The terrorist group is planning to organize elections in Syria, a move viewed as void. A U.N. resolution adopted in 2015 by the U.N. Security Council, which the U.S. is also a party to, calls for a cease-fire and political settlement in the war-torn country and highlights that the only sustainable solution to the crisis in Syria is an inclusive and Syrian-led political process. It calls for commitment to Syria’s unity and territorial integrity.
The terrorist group conveniently contravened the resolution and launched a “local election” process in northeastern Syria. It initially set the date as May 30 before postponing it to June 11. So-called elections are planned in regions and towns, including Jazeera, Deir ez-Zor, Raqqa, Tabqa, Manbij and Afrin, where YPG has strongholds. Turkish sources say PKK aims to achieve an “autonomous” status first in Syria before moving to the next stage of its plan: an independent state.

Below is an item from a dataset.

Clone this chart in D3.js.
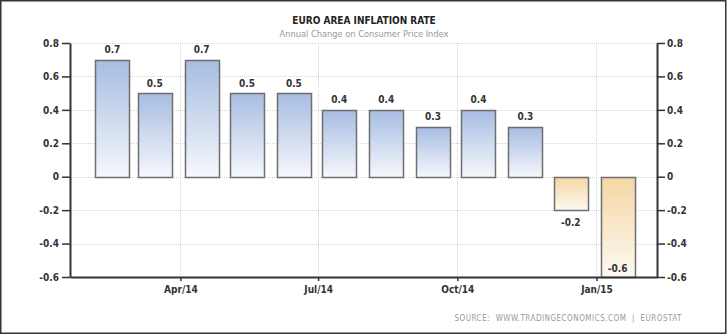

Taking advantage of the power vacuum created by the Syrian civil war in 2011, the PKK/YPG has since 2015 occupied several Syrian provinces, including Arab-majority Deir el-Zour, a resource-rich region bordering Iraq, bisected by the Euphrates River and home to dozens of tribal communities.
The terrorist group has forced many locals to migrate, bringing in its militants to change the regional demographic structure, conducting arbitrary arrests, kidnapping children of local tribes for forced recruitment and assassinating tribe leaders to yoke local groups.
It has also seized the region's oil wells – Syria's largest – and smuggles oil to the Syrian regime, despite U.S. sanctions, to generate revenue for its activities.
Since then, U.S. forces in Syria have trained thousands of YPG/PKK terrorists in their military bases in the region under the pretext of combating terrorism.
The U.S. has also provided YPG/PKK terrorists with huge amounts of weapons and combat equipment.
Türkiye, which has troops inside Syria and Turkish-backed opposition groups in Syria's northwest, routinely clashes with the PKK/YPG, which seeks to establish a terror corridor along the country's border.
Since 2016, Türkiye has carried out successive ground operations – Euphrates Shield in 2016, Olive Branch in 2018 and Peace Spring in 2019 – to expel the PKK/YPG and Daesh forces from border areas of northern Syria, as well as Iraq and to enable the peaceful settlement of residents.
Ankara, which has taken some steps for possible normalization with Damascus last year, has also repeatedly called on its NATO ally to cut off support to the PKK/YPG, something heavily weighing on bilateral relations.